Time Travel via Journal

Capturing Your Essence -- Who do you write for?

Every now and then, I just like to work on a different device.  Sometimes it’s the iPad, sometimes it’s a typewriter, sometimes it’s a notebook and a Bic pen.

The point is, I feel compelled to write.  Sometimes I write just to put a thought on paper; sometimes I write because I have a bone to pick.  Sometimes I see something happen that I puzzle over, and writing helps me sort it out.  I have kept a journal, off-and-on, since 1971.  It exists in many forms:  hard-bound journals from before my first divorce, loose typewritten sheets from my free-lance writing days, spiral-bound notebooks from my time in Corporate America. 

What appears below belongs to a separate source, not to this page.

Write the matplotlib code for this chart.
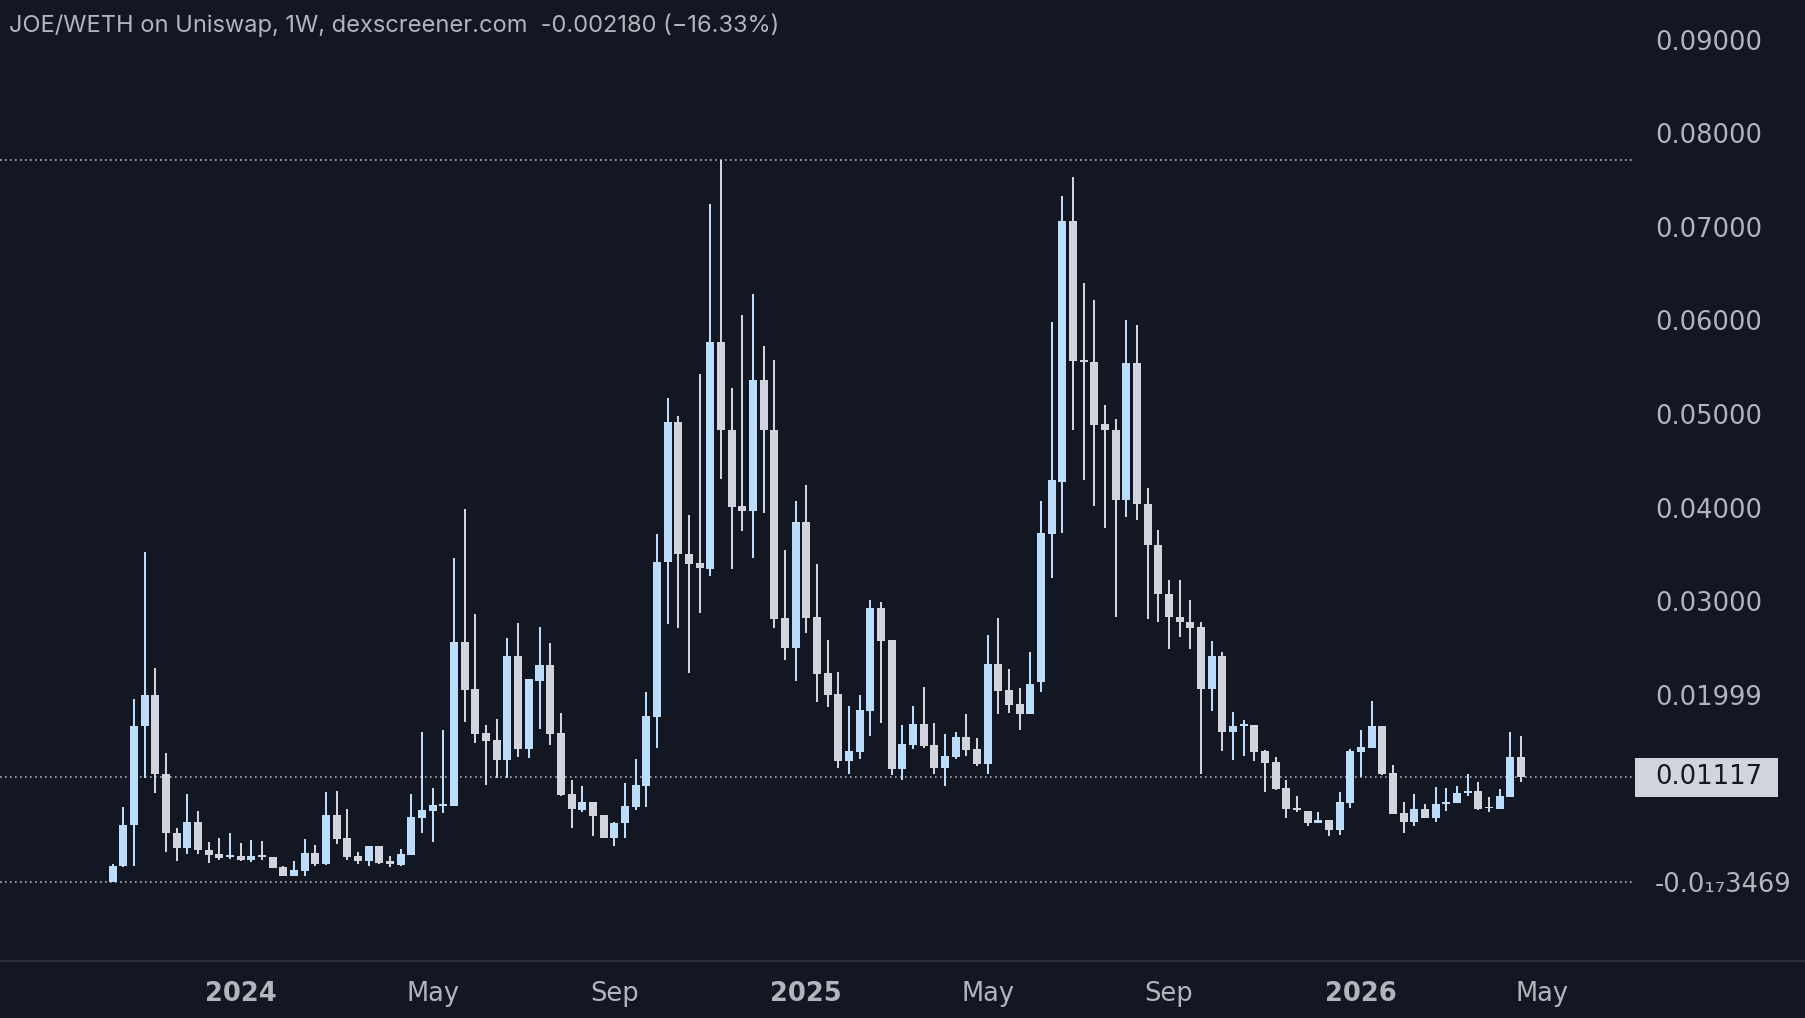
import matplotlib
matplotlib.use("Agg")
import matplotlib.pyplot as plt
import matplotlib.dates as mdates
from matplotlib.patches import Rectangle
from matplotlib.lines import Line2D
import numpy as np
import pandas as pd

# ---------------- data ----------------
first_week = "2023-10-09"
n_weeks = 133

opens = [0.00000, 0.00170, 0.00609, 0.01667, 0.01998, 0.01151, 0.00527, 0.00367, 0.00638, 0.00342,
         0.00299, 0.00270, 0.00278, 0.00235, 0.00288, 0.00264, 0.00164, 0.00068, 0.00118, 0.00313,
         0.00189, 0.00716, 0.00467, 0.00278, 0.00224, 0.00385, 0.00224, 0.00182, 0.00288, 0.00687,
         0.00759, 0.00815, 0.00812, 0.02561, 0.02059, 0.01595, 0.01517, 0.01303, 0.02415, 0.01421,
         0.02145, 0.02318, 0.01595, 0.00937, 0.00769, 0.00858, 0.00716, 0.00473, 0.00627, 0.00805,
         0.01029, 0.01766, 0.03414, 0.04913, 0.03507, 0.03405, 0.03344, 0.05764, 0.04824, 0.04018,
         0.03969, 0.05368, 0.04824, 0.02820, 0.02505, 0.03846, 0.02832, 0.02228, 0.02009, 0.01296,
         0.01392, 0.01827, 0.02931, 0.02585, 0.01207, 0.01464, 0.01688, 0.01464, 0.01221, 0.01332,
         0.01546, 0.01421, 0.01261, 0.02329, 0.02051, 0.01902, 0.01795, 0.02132, 0.03719, 0.04277,
         0.07067, 0.05570, 0.05556, 0.04896, 0.04830, 0.04085, 0.05546, 0.04043, 0.03599, 0.03075,
         0.02827, 0.02775, 0.02726, 0.02064, 0.02417, 0.01606, 0.01667, 0.01677, 0.01400, 0.01279,
         0.01001, 0.00787, 0.00759, 0.00627, 0.00662, 0.00556, 0.00847, 0.01392, 0.01435, 0.01667,
         0.01168, 0.00740, 0.00644, 0.00780, 0.00687, 0.00833, 0.00847, 0.00948, 0.00975, 0.00798,
         0.00780, 0.00911, 0.01335]
highs = [0.00190, 0.00805, 0.01955, 0.03522, 0.02283, 0.01375, 0.00574, 0.00937, 0.00759, 0.00424,
         0.00467, 0.00520, 0.00413, 0.00449, 0.00438, 0.00264, 0.00171, 0.00224, 0.00459, 0.00395,
         0.00965, 0.00972, 0.00777, 0.00317, 0.00385, 0.00385, 0.00278, 0.00349, 0.00937, 0.01600,
         0.01001, 0.01624, 0.03458, 0.03985, 0.02860, 0.01677, 0.01741, 0.02604, 0.02764, 0.02166,
         0.02721, 0.02550, 0.01802, 0.01090, 0.01029, 0.00858, 0.00716, 0.00645, 0.01054, 0.01314,
         0.02027, 0.03715, 0.05171, 0.04979, 0.03916, 0.05428, 0.07248, 0.07710, 0.05278, 0.06055,
         0.06279, 0.05726, 0.05580, 0.03547, 0.04067, 0.04243, 0.03397, 0.02587, 0.02247, 0.01880,
         0.01998, 0.03013, 0.02995, 0.02585, 0.01677, 0.01880, 0.02083, 0.01695, 0.01578, 0.01606,
         0.01795, 0.01535, 0.02639, 0.02817, 0.02276, 0.02076, 0.02454, 0.04067, 0.05984, 0.07334,
         0.07534, 0.06400, 0.06222, 0.05101, 0.04944, 0.06009, 0.05947, 0.04205, 0.03766, 0.03227,
         0.03227, 0.03013, 0.02775, 0.02574, 0.02455, 0.01811, 0.01731, 0.01677, 0.01410, 0.01332,
         0.01090, 0.00919, 0.00759, 0.00751, 0.00662, 0.00965, 0.01421, 0.01624, 0.01934, 0.01667,
         0.01250, 0.00858, 0.00940, 0.00833, 0.01012, 0.01001, 0.01026, 0.01154, 0.01065, 0.00911,
         0.00994, 0.01600, 0.01560]
lows = [0.00000, 0.00164, 0.00174, 0.01114, 0.00948, 0.00324, 0.00224, 0.00296, 0.00296, 0.00206,
        0.00235, 0.00246, 0.00224, 0.00217, 0.00235, 0.00153, 0.00068, 0.00068, 0.00064, 0.00171,
        0.00182, 0.00403, 0.00235, 0.00192, 0.00174, 0.00192, 0.00164, 0.00174, 0.00288, 0.00520,
        0.00424, 0.00740, 0.00812, 0.01713, 0.01488, 0.01036, 0.01108, 0.01108, 0.01339, 0.01328,
        0.01635, 0.01464, 0.00922, 0.00580, 0.00751, 0.00495, 0.00473, 0.00388, 0.00473, 0.00769,
        0.00805, 0.01428, 0.02758, 0.02709, 0.02228, 0.02874, 0.03273, 0.04305, 0.03344, 0.03752,
        0.03466, 0.03944, 0.02718, 0.02371, 0.02150, 0.02660, 0.01924, 0.01872, 0.01215, 0.01154,
        0.01314, 0.01560, 0.01702, 0.01143, 0.01090, 0.01421, 0.01435, 0.01154, 0.01026, 0.01314,
        0.01346, 0.01239, 0.01154, 0.01795, 0.01809, 0.01624, 0.01795, 0.02030, 0.03251, 0.03733,
        0.04830, 0.04300, 0.04019, 0.03781, 0.02827, 0.03895, 0.03872, 0.02812, 0.02775, 0.02488,
        0.02622, 0.02488, 0.01157, 0.01825, 0.01396, 0.01300, 0.01349, 0.01296, 0.00965, 0.00983,
        0.00687, 0.00751, 0.00602, 0.00627, 0.00495, 0.00502, 0.00794, 0.01119, 0.01435, 0.01139,
        0.00726, 0.00520, 0.00602, 0.00687, 0.00638, 0.00762, 0.00840, 0.00922, 0.00769, 0.00745,
        0.00780, 0.00911, 0.01065]
closes = [0.00170, 0.00609, 0.01667, 0.01998, 0.01151, 0.00527, 0.00367, 0.00638, 0.00342, 0.00288,
          0.00260, 0.00288, 0.00235, 0.00278, 0.00270, 0.00153, 0.00068, 0.00128, 0.00313, 0.00189,
          0.00716, 0.00456, 0.00264, 0.00224, 0.00385, 0.00206, 0.00189, 0.00299, 0.00698, 0.00769,
          0.00823, 0.00833, 0.02561, 0.02051, 0.01581, 0.01510, 0.01303, 0.02415, 0.01421, 0.02166,
          0.02318, 0.01581, 0.00929, 0.00777, 0.00858, 0.00709, 0.00473, 0.00634, 0.00812, 0.01036,
          0.01773, 0.03416, 0.04913, 0.03499, 0.03401, 0.03351, 0.05764, 0.04824, 0.04010, 0.03969,
          0.05368, 0.04824, 0.02812, 0.02505, 0.03846, 0.02824, 0.02219, 0.02002, 0.01296, 0.01400,
          0.01838, 0.02931, 0.02578, 0.01207, 0.01474, 0.01688, 0.01453, 0.01221, 0.01346, 0.01546,
          0.01410, 0.01261, 0.02329, 0.02044, 0.01891, 0.01795, 0.02115, 0.03733, 0.04291, 0.07067,
          0.05564, 0.05560, 0.04887, 0.04825, 0.04085, 0.05546, 0.04043, 0.03599, 0.03075, 0.02827,
          0.02775, 0.02717, 0.02064, 0.02417, 0.01606, 0.01668, 0.01688, 0.01392, 0.01275, 0.00994,
          0.00777, 0.00769, 0.00627, 0.00662, 0.00556, 0.00858, 0.01403, 0.01446, 0.01667, 0.01151,
          0.00726, 0.00644, 0.00780, 0.00687, 0.00833, 0.00858, 0.00954, 0.00975, 0.00780, 0.00787,
          0.00919, 0.01339, 0.01117]

ytick_values = [0.09, 0.08, 0.07, 0.06, 0.05, 0.04, 0.03, 0.02]
ytick_labels = ["0.09000", "0.08000", "0.07000", "0.06000", "0.05000", "0.04000",
                "0.03000", "0.01999"]
min_label = "-0.0\u2081\u20873469"
xtick_dates = ["2024-01-01", "2024-05-06", "2024-09-02", "2025-01-06",
               "2025-05-05", "2025-09-01", "2026-01-05", "2026-05-04"]
xtick_labels = ["2024", "May", "Sep", "2025", "May", "Sep", "2026", "May"]
title = "JOE/WETH on Uniswap, 1W, dexscreener.com  -0.002180 (\u221216.33%)"
last_price_label = "0.01117"

# ---------------- style ----------------
BG = "#131722"
UP = "#bcdcfb"
DOWN = "#d1d4dc"
TXT = "#b2b5be"

W, H = 1805, 1018
fig = plt.figure(figsize=(W / 100, H / 100), dpi=100, facecolor=BG)
ax_left, ax_right, ax_top, ax_bot = 0, 1635, 0, 960
ax = fig.add_axes([ax_left / W, 1 - ax_bot / H, (ax_right - ax_left) / W, (ax_bot - ax_top) / H])
ax.set_facecolor(BG)

dates = pd.date_range(first_week, periods=n_weeks, freq="7D")
x = mdates.date2num(dates)
o = np.array(opens); h = np.array(highs); l = np.array(lows); c = np.array(closes)
up = c >= o
cols = np.where(up, UP, DOWN)

ax.vlines(x, l, h, colors=cols, linewidth=1.45, zorder=3)
body_w = 7 * 0.75
bottoms = np.minimum(o, c)
heights = np.maximum(np.abs(c - o), 0.00014)
ax.bar(x, heights, bottom=bottoms, width=body_w, color=cols, linewidth=0, zorder=4)

# limits (pixel geometry of the reference)
px_per_week = 10.67
x0_px = 112.7
x_left = x[0] + (ax_left - x0_px) / px_per_week * 7
x_right = x[0] + (ax_right - x0_px) / px_per_week * 7
ax.set_xlim(x_left, x_right)
px_per_unit = 9360.0
zero_px = 882.0
ax.set_ylim((zero_px - ax_bot) / px_per_unit, (zero_px - ax_top) / px_per_unit)

# dotted reference lines
dot_kw = dict(color="#a9acb4", linewidth=1.2, linestyle=(0, (1.0, 2.0)), zorder=2)
ax.axhline(h.max(), **dot_kw)
ax.axhline(l.min(), **dot_kw)
ax.axhline(c[-1], **dot_kw)

for s in ax.spines.values():
    s.set_visible(False)

# y axis labels on right
ax.yaxis.tick_right()
yv = ytick_values + [l.min()]
yl = ytick_labels + [min_label]
ax.set_yticks(yv)
ax.set_yticklabels(yl)
ax.tick_params(axis="y", length=0, pad=14.4, labelsize=18.5, labelcolor=TXT)

# x axis labels
ax.set_xticks(mdates.date2num(pd.to_datetime(xtick_dates)))
ax.set_xticklabels(xtick_labels)
ax.tick_params(axis="x", length=0, pad=15, labelsize=18.5, labelcolor=TXT)
for lab in ax.get_xticklabels():
    if lab.get_text().isdigit():
        lab.set_fontweight("bold")
ax.grid(False)

# bottom border line
fig.add_artist(Line2D([0, 1], [1 - 960.5 / H, 1 - 960.5 / H], color="#2a2e39", linewidth=1.5))

# last price box
box_h = 39 / px_per_unit
rect = Rectangle((1.0, c[-1] - box_h / 2), (1778 - 1635) / 1635, box_h,
                 transform=ax.get_yaxis_transform(), facecolor=DOWN, edgecolor="none",
                 clip_on=False, zorder=10)
ax.add_patch(rect)
ax.text(1655 / 1635, c[-1], last_price_label, transform=ax.get_yaxis_transform(),
        ha="left", va="center", fontsize=18.5, color="#131722", clip_on=False, zorder=11)

# title
fig.text(9 / W, 1 - 25 / H, title, ha="left", va="center", fontsize=17,
         color=TXT, family=["Inter", "DejaVu Sans"])

fig.savefig("out.png", dpi=100, facecolor=BG)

I have resolved that at some point in my fledgling retirement, I will organize these entries chronologically and piece together a rough timeline of my life and thoughts for my progeny to read and upon which to ruminate.  While that may seem a little self-serving, it’s something that I’ve promised myself that I’ll do; my great-grandfather Henry Losure kept a similar journal.  I’ve found it to be a source of insight and reflection – it’s a series of snapshots in one man’s life, but it’s one man who has had an immense impact on my own.  He was kind of a hero to my mother, and as such, the traits that she found most admirable and gracious in him, she attempted to instill in her sons.  So every now and then, when I struggle for a glimpse of meaning or context or just a quiet, personal giggle, I’ll read from the Journal of Henry Losure.

A few entries:

“Woman’s mind is like a day in April; bright in patches, but a little tricky.”

“When a man grows old, the floor of his brain-box becomes corroded and gets littered up, and he cannot always dig up what he is looking for.”

“If everybody was as good as their associates think they should be, it would not be a bad place to live.”

“A fortune bequeathed to a son many times costs him nothing; and he usually values it at cost.”

“If some people’s brain was as broad and active as their mouth, we would have many giant intellects.”

There are poems, essays on the Big Issues of his day – Freud, women’s suffrage, The Depression, The New Deal.  He lived and died in small-town Indiana, but his world-view seemed to span the globe.  A keen observer of human behavior, he didn’t appear to suffer fools gladly; but at the same time, he didn’t take himself too seriously.  He knew that time is fleeting; that Life is dear, and short.  And he was able to hit on a few universal truths when it comes to Mankind:

 “It is not the man that makes the most noise that says the most.

The answer is:

His mouth is filled with words better than his head is filled with brains.  If we would talk less and listen more, we would know more.  Time, observation, extensive reading and hard study is the foundation of knowledge.”

And a poem on getting older:


“I love to hear you children laugh.  You seem so little and gay.

And I am feeling pretty well, 
on my sixty-eighth birthday.


I haven't stepped far out in space.  As many men have done. 

To set a guidepost or leave a trace – so I lost and they have won.


But time is fleet, it's but a span.  It's just a little while.

But it is said we are once a man, and twice a little child.


But now you listen to what I say – just keep your conscience clear. 

And you will find in after-day
, you haven't naught to fear.”


Not a bad take on things.  I just hope my great-grandkids get the same kick out of my ramblings.

How about you?  Do you keep a journal?  And for whom?  You?  Spouse?  Kids?  Just a way to sort things out?